The roads in and around Dunkirk suffered significant damage during Operation Dynamo. Many of the roads leading to the beaches were heavily bombed and shelled, making it difficult for troops and vehicles to move around. The roads in the town centre were also damaged, making it challenging for rescue workers and supplies to reach those in need.

Dunkirk was home to several landmarks that suffered damage during the evacuation. The Saint Eloi Church, which was built in the 14th century, was heavily damaged by German shells. The town's main cinema, the Palace, was also hit by bombs, causing significant damage.

The beachfront area of Dunkirk, which was a popular tourist destination before the war, suffered extensive damage during the evacuation.
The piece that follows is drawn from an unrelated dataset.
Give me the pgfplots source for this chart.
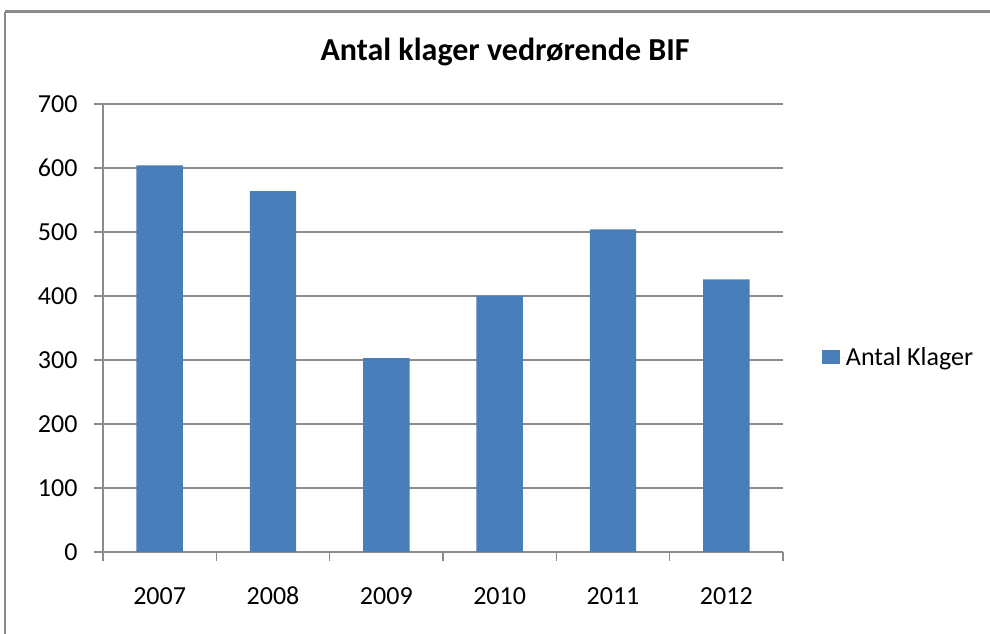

The promenade and the beach huts were destroyed, and the casino was severely damaged.


Despite the success of the evacuation, there were still thousands of British and French soldiers, with a smaller number of Belgians, left behind in Dunkirk. These soldiers were taken prisoner by the Germans and held in POW camps throughout the remainder of the war.

Around 40,000 British soldiers were taken prisoner during the battle for France, including those left behind at Dunkirk. The majority of these prisoners were held in Germany and were subjected to harsh conditions, including forced labour and sometimes harsh treatment by their captors.


Operation Dynamo was a significant morale boost for the British people. The evacuation demonstrated the resilience and determination of the British troops, and the success of the operation would later be seen as one of the turning points in the war. For the first time, the Germans had failed to crush their enemy and now the English Channel seperated the British from Occupied Europe and Hitler's forces,

Winston Churchill, the British Prime Minister at the time, gave a famous speech in the House of Commons on 4 June 1940, following the evacuation. In his speech, he praised the bravery and determination of the troops and declared that "we shall fight on the beaches, we shall fight on the landing grounds, we shall fight in the fields and in the streets, we shall fight in the hills; we shall never surrender."